Before using breakpoints one has to know the behaviour of a processor containing one. In contrast with debugging tools in software engineering, breakpoints in Taverna pause processes after they have produced their output and before they call the next processor(s) to run. At this point users are allowed to edit the intermediate output data produced by the paused processor. The reason of this is to protect and help user to maintain the integrity and consistency of data in distributed and parallel computation models and prevent non-deterministic workflows. Consider for example a workflow that has a processor A with two outputs feeding data to two parallel execution branches (see diagram below). Theses branches merge at a later point producing a single result. If a software-debugger style breakpoint is added on the processor C and change the output of A then task C will have the new version of the data while B can have either the old or the new ones. This situation is a race condition and can lead to any, non-deterministic, results of the workflow. Additionally if the input/output intermediate data are kept into repositories, there will be two versions of the same data in the repository causing errors on provenance plug-ins. So in order to edit/check intermediate data at one point of the workflow, the breakpoint should be placed at the processor that is going to produce the intermediate data and not on the one that is going to receive them.
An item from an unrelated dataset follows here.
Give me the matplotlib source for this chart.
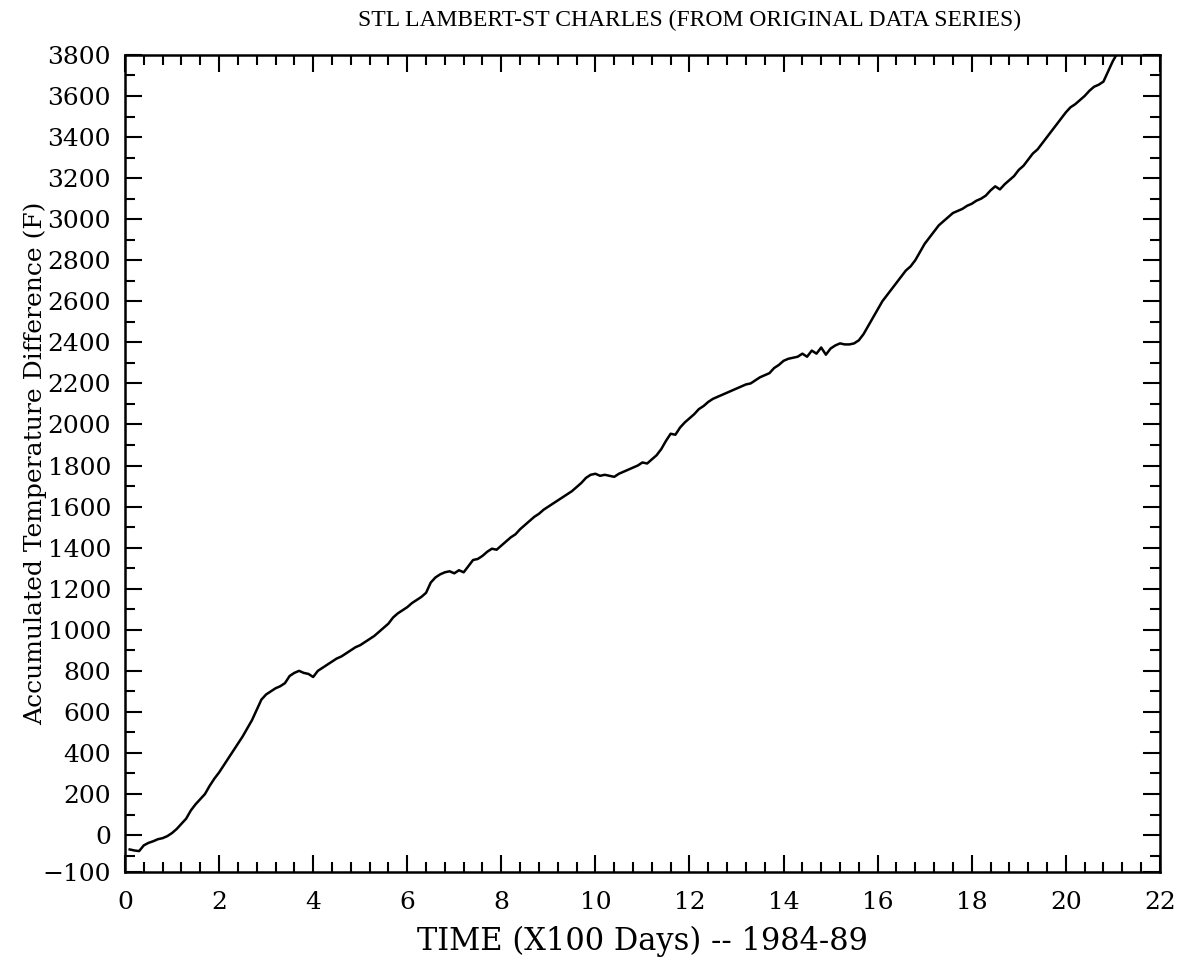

4.8.2. Editing intermediate data

As already mentioned at the description of breakpoints, it is crucial at which point of workflow execution intermediate data are edited. To avoid any unwanted erroneous behaviour of the workflow, intermediate results are allowed to be edited only in specific cases. These are when the processor producing these results is paused and has completed executing but not yet sent the results to the next processor(s) in the graph. At this point users can edit and change only the intermediate output. The procedure is: First choose the processor at the status table of the invocation window, then click on the intermediate output tap at the bottom of the window (see figure 3.1) and choose one of the available output ports (if more than one). At this point one should be able to see the value(s) of the output data. Choose one of the values (if more than one available) and on the bottom-right frame of the window a text box and a button will appear (see figure 3.1). Edit the value on the text box and press change button. Intermediate data has now been changed:

4.8.2.1. Effect on LSIDs

As previously described in this documents about LSIDs, once they have been created, they cannot be changed. For this reason every time the user successfully changes the intermediate data, a new LSID is created for this data object (and for the parent nodes if this data belongs to a collection of data objects). The old version of the LSID object remains into the system until is consumed from all the provenance plug-ins, repositories; while an event is triggered to notify the plug-ins that the data has been updated. So none of the old or the new versions of the data are lost.